Consideration of all these development implies that systems should be in place to seamlessly connect drivers to the outside world. Interestingly, a recent report shows that, by 2020, 90% of vehicles will have built-in connectivity. Car makers should view cars from the perspective of a mobile device giving rise to what is now known as the connected car trend. With this, new cars are facing a different pace of evolution in comparison to old models. As consumers learn more and see more of these new smart car features, demand will catch up soon. In fact there is growing interest on the market despite the limited offerings. OnStar users love how their cars can automatically activate a call to emergency services when an accident happens.

Data will certainly be a crucial factor in shaping the next generation of smart cars and the transportation sector in general. Not because it solely concerns data harvesting of consumer patterns, but more importantly in mapping the traveling patterns of urban dwellers by looking at human behavior in various road scenarios.
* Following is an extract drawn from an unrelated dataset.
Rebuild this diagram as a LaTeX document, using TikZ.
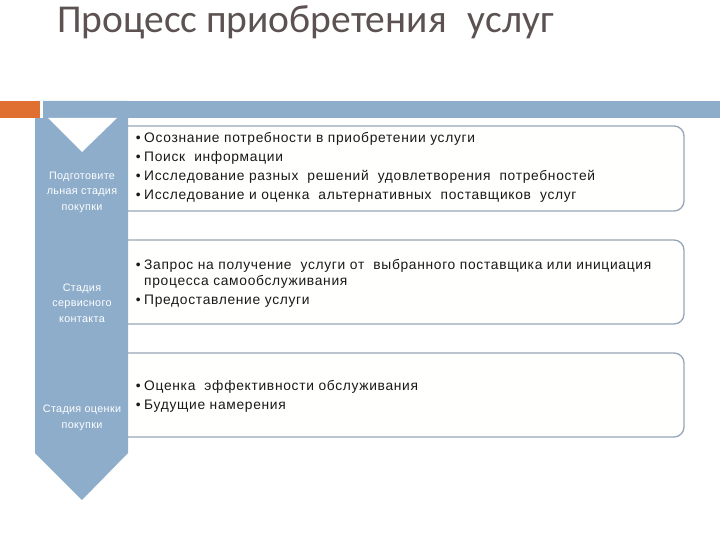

Any technology that can increase the transportation network capacity whilst keeping accident statistics and pollution levels low will be known as intelligent mobility. This is the next big thing for the automobile and communications industries. Picture this: Cars that automatically change speed to prevent collisions with each other or a lead car about to reach a traffic light, setting the pace for all cars behind it. At the onset, intelligent mobility can take the form of a dashboard that informs the driver of upcoming bottlenecks and suggests alternate routes. Taking a step down, you can think of automobiles equipped with some sort of artificial intelligence that can complete mundane tasks.

Cities are getting busier, and by 2050, the urban population is expected to hit seven billion, a 100% increase on current numbers. More people will bring about more cars, more pollution and more accidents, but if cities work more efficiently with data and car usage, this may not be the case.